| Written task |
Shown below is a listing with pictures; reproduce exactly, and only, the lines between the ones containing "Output the web" and "-0.0003, -0.0009, -0.0024];", inclusive, leaving the pictures out.

[Source records]
---
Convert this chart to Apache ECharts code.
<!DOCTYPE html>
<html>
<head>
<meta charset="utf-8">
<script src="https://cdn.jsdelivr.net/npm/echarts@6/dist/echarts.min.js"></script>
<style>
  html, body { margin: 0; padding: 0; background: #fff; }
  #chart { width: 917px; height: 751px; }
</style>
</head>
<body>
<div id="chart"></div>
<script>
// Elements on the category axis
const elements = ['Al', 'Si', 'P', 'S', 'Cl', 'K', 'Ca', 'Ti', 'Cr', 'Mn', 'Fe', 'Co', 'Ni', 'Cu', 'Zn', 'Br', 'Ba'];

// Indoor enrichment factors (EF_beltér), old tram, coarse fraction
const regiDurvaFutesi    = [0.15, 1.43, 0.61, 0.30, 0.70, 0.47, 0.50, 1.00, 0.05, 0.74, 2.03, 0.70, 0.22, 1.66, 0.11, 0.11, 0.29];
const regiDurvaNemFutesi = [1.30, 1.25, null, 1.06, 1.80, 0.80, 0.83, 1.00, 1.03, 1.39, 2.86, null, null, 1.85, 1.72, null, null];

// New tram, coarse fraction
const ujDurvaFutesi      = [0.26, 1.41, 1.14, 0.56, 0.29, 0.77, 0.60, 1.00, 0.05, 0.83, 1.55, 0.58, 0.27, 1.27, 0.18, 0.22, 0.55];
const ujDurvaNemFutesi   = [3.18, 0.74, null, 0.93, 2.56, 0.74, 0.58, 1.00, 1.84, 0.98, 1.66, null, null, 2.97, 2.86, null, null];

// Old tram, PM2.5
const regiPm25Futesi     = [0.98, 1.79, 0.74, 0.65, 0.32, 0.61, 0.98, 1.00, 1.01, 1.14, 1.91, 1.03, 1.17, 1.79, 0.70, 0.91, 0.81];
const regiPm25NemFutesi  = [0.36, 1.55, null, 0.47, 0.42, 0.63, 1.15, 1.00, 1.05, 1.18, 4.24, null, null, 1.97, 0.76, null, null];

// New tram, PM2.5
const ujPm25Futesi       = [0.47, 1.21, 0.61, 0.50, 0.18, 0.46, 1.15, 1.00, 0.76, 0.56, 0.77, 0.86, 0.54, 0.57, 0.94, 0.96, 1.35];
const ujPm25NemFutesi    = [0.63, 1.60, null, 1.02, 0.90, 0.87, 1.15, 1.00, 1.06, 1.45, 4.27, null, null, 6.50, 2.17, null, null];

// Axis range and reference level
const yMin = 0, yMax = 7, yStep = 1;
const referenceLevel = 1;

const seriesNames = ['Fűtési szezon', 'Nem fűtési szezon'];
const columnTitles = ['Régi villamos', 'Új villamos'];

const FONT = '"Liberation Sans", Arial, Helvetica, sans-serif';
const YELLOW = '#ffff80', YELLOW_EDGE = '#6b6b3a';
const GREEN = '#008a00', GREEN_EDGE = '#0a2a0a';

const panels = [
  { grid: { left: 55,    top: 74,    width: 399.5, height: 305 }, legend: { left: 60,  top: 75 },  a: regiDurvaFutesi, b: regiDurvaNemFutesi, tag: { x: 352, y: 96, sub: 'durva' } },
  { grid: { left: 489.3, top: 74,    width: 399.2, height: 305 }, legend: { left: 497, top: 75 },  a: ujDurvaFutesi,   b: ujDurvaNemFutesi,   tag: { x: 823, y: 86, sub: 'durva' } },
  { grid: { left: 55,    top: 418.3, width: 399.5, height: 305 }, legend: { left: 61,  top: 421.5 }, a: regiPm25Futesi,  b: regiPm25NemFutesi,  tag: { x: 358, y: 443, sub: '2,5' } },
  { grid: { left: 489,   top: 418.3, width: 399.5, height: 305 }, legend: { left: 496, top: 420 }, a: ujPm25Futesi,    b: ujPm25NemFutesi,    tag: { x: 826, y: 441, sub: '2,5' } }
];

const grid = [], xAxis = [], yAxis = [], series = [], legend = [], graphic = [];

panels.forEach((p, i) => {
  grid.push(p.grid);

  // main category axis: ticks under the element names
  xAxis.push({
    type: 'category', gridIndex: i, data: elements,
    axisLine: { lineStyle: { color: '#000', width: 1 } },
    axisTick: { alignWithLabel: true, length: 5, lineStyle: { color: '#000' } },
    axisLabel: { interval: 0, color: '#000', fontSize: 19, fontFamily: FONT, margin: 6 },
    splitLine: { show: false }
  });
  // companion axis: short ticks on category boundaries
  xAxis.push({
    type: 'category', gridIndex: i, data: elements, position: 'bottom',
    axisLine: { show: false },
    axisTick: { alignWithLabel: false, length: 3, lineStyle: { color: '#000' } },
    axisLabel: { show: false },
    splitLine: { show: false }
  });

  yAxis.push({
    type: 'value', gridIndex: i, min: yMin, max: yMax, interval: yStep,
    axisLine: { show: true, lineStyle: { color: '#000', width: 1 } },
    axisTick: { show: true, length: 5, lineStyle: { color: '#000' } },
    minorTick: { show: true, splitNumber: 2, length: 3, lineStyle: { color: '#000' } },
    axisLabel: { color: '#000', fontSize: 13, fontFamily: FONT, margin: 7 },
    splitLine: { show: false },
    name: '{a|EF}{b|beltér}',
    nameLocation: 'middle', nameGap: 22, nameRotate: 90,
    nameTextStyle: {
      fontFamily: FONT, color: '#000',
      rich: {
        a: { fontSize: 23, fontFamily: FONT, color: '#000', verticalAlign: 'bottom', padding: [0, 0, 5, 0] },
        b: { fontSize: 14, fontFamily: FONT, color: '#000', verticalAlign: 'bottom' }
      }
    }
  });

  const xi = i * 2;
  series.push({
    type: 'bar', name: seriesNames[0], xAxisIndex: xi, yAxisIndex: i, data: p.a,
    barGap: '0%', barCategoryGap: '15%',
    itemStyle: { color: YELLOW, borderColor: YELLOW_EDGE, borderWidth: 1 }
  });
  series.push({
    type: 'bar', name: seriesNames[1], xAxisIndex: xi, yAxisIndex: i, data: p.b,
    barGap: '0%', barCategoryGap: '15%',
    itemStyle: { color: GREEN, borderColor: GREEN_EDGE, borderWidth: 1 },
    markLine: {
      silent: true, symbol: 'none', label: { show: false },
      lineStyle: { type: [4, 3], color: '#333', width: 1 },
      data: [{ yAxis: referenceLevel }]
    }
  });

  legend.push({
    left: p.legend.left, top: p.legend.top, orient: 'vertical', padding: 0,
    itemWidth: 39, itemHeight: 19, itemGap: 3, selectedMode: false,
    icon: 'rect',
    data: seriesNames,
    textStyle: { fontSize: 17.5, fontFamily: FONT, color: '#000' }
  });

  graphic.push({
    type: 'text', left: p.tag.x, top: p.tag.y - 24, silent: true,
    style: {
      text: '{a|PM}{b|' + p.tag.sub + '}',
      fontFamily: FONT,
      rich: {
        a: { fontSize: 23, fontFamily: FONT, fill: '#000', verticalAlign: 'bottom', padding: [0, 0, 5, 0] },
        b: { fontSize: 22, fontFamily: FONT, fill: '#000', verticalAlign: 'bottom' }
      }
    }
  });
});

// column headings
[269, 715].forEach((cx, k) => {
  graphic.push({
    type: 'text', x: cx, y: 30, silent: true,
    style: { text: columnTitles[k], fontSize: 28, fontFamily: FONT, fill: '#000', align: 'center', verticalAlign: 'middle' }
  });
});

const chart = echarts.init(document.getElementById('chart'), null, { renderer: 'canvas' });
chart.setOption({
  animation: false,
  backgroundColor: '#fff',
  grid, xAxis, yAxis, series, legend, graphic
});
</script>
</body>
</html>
---
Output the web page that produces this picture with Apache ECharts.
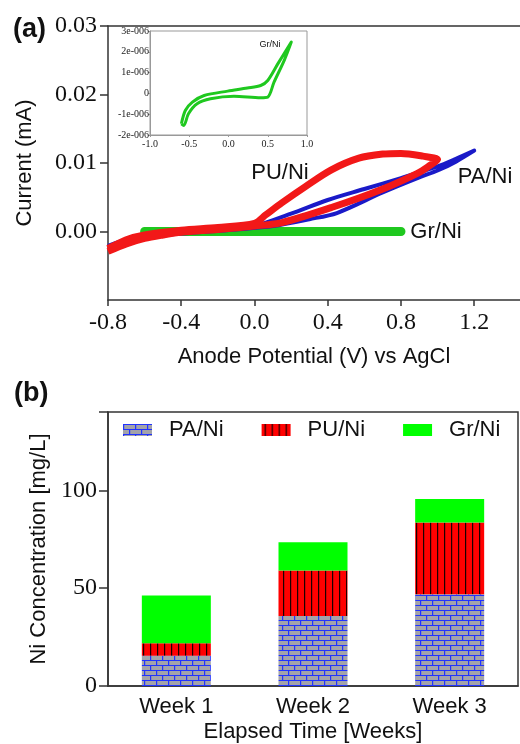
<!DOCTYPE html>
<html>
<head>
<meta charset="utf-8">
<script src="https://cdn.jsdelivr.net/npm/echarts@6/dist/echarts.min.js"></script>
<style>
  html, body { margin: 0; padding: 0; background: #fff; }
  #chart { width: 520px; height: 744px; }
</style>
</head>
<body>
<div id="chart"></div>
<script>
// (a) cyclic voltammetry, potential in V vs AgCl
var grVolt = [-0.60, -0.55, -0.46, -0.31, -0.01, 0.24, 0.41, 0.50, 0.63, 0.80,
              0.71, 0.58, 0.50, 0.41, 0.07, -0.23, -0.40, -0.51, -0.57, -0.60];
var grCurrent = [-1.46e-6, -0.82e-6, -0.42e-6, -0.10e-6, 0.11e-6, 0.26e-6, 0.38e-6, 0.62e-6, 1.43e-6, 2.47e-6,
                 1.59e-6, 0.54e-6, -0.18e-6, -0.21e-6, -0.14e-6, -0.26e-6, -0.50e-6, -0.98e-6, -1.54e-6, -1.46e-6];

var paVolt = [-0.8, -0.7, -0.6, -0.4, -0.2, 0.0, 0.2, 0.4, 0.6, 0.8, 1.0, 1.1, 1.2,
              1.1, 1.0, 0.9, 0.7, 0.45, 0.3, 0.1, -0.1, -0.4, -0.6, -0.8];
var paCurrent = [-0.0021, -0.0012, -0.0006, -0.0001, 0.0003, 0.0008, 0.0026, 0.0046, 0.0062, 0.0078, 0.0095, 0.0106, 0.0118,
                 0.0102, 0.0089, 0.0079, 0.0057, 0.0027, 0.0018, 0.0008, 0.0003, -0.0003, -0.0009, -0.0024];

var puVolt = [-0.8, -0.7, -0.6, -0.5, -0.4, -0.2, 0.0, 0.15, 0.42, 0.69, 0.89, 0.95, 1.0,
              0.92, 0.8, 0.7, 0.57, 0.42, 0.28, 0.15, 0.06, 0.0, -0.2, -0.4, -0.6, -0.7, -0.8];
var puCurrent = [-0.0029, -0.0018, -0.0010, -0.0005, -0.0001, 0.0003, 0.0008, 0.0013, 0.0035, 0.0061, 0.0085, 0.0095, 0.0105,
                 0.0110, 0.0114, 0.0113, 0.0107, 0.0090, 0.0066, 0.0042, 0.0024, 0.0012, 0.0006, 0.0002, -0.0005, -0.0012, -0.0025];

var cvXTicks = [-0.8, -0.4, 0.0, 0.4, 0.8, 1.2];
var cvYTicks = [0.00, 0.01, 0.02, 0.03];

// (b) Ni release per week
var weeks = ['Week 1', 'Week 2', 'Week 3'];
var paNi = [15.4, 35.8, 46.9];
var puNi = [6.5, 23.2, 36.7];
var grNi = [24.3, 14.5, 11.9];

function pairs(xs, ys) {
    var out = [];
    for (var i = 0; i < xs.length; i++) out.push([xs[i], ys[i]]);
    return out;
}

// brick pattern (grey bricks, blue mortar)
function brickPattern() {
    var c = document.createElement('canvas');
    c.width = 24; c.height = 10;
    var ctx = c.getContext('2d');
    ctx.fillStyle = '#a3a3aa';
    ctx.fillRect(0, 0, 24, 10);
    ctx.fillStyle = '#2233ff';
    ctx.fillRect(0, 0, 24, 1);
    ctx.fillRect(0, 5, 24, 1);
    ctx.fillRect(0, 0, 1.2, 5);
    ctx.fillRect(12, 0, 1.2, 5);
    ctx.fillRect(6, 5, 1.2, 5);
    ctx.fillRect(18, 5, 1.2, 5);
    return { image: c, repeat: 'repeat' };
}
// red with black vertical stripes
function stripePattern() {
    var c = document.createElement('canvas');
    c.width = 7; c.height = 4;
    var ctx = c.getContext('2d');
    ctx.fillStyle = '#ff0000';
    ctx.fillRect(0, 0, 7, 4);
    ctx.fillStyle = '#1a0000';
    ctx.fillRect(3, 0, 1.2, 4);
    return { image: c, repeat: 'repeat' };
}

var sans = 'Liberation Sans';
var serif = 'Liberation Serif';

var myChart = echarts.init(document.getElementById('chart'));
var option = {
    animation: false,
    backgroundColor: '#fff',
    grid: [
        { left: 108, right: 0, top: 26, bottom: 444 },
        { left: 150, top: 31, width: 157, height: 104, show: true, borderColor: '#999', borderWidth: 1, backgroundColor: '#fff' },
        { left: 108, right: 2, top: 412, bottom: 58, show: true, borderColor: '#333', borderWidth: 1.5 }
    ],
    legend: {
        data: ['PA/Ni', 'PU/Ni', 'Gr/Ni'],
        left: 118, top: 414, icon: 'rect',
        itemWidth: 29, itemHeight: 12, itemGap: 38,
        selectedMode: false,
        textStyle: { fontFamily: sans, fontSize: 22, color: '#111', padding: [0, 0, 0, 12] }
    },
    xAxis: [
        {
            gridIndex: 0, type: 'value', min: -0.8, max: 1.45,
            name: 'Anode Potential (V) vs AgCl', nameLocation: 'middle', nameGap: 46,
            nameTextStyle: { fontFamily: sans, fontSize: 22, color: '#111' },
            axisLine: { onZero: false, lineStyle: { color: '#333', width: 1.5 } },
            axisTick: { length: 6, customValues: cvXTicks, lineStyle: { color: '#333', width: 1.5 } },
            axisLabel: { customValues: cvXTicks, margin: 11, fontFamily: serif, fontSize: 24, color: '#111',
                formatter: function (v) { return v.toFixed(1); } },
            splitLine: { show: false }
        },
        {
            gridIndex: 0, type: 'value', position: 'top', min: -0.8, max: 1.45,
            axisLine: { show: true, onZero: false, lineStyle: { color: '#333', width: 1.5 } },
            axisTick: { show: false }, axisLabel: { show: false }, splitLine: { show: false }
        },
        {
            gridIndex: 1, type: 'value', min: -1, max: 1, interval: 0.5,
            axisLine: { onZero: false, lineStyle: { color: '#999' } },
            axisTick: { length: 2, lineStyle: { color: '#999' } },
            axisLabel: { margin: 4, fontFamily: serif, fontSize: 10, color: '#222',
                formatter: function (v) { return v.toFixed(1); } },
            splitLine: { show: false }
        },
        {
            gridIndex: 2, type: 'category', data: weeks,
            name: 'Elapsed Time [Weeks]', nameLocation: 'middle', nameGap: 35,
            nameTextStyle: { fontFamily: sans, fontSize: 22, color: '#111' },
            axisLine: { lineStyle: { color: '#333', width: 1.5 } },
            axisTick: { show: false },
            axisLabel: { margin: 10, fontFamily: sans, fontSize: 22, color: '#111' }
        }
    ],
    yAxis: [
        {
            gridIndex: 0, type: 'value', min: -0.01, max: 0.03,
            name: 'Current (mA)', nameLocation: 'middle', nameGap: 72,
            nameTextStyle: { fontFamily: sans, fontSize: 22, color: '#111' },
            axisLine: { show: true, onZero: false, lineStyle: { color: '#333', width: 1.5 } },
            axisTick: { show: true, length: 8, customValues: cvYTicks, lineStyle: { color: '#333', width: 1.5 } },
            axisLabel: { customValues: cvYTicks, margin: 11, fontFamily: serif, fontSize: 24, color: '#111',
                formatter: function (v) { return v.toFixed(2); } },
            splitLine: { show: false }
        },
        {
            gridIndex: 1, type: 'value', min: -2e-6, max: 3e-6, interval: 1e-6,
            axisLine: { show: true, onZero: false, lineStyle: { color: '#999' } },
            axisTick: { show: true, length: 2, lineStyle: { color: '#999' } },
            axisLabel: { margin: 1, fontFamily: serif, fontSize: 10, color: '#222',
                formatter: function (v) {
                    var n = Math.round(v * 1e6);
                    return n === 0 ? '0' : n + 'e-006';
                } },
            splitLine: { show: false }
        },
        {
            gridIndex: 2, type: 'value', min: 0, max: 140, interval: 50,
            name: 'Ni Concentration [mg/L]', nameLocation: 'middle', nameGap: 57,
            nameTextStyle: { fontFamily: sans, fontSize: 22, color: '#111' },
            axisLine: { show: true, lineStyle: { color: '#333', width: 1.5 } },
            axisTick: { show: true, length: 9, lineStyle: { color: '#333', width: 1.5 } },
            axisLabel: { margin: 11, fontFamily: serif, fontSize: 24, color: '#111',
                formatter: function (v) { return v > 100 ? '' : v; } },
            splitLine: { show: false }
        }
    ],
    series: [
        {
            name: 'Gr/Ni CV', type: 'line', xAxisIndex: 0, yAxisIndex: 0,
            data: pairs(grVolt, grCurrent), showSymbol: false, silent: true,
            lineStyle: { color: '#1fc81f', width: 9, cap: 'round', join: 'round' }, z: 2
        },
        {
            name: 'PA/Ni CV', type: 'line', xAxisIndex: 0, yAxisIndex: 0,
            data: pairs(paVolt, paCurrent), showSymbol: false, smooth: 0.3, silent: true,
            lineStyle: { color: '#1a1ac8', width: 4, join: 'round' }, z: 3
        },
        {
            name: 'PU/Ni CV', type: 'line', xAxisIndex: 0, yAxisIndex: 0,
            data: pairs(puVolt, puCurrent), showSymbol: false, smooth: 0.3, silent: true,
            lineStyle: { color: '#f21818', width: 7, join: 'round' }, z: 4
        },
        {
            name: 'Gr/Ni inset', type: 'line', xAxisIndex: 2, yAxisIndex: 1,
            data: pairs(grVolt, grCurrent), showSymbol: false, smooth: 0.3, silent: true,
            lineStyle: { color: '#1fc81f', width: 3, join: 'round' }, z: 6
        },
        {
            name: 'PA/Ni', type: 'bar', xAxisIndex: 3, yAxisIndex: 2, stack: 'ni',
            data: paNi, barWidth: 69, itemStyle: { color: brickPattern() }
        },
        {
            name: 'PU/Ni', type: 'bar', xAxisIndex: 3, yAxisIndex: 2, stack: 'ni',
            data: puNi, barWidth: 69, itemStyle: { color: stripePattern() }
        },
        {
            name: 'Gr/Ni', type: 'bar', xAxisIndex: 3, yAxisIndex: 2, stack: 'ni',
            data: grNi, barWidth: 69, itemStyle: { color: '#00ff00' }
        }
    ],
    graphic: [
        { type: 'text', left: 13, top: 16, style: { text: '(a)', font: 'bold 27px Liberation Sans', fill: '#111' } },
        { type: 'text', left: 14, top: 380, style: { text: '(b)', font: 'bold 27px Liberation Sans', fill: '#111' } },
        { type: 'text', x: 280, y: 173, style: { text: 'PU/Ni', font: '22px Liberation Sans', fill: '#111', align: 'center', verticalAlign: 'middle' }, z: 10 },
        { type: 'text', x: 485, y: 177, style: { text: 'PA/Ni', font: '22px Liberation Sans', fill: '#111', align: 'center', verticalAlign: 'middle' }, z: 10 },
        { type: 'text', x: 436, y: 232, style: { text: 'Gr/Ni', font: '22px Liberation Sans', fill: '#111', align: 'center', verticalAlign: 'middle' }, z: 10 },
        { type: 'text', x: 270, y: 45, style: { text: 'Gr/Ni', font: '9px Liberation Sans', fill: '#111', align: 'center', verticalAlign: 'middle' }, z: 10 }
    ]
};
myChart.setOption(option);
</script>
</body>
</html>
---
| Solution |
Output the web page that produces this picture with Apache ECharts.
<!DOCTYPE html>
<html>
<head>
<meta charset="utf-8">
<script src="https://cdn.jsdelivr.net/npm/echarts@6/dist/echarts.min.js"></script>
<style>
  html, body { margin: 0; padding: 0; background: #fff; }
  #chart { width: 520px; height: 744px; }
</style>
</head>
<body>
<div id="chart"></div>
<script>
// (a) cyclic voltammetry, potential in V vs AgCl
var grVolt = [-0.60, -0.55, -0.46, -0.31, -0.01, 0.24, 0.41, 0.50, 0.63, 0.80,
              0.71, 0.58, 0.50, 0.41, 0.07, -0.23, -0.40, -0.51, -0.57, -0.60];
var grCurrent = [-1.46e-6, -0.82e-6, -0.42e-6, -0.10e-6, 0.11e-6, 0.26e-6, 0.38e-6, 0.62e-6, 1.43e-6, 2.47e-6,
                 1.59e-6, 0.54e-6, -0.18e-6, -0.21e-6, -0.14e-6, -0.26e-6, -0.50e-6, -0.98e-6, -1.54e-6, -1.46e-6];

var paVolt = [-0.8, -0.7, -0.6, -0.4, -0.2, 0.0, 0.2, 0.4, 0.6, 0.8, 1.0, 1.1, 1.2,
              1.1, 1.0, 0.9, 0.7, 0.45, 0.3, 0.1, -0.1, -0.4, -0.6, -0.8];
var paCurrent = [-0.0021, -0.0012, -0.0006, -0.0001, 0.0003, 0.0008, 0.0026, 0.0046, 0.0062, 0.0078, 0.0095, 0.0106, 0.0118,
                 0.0102, 0.0089, 0.0079, 0.0057, 0.0027, 0.0018, 0.0008, 0.0003, -0.0003, -0.0009, -0.0024];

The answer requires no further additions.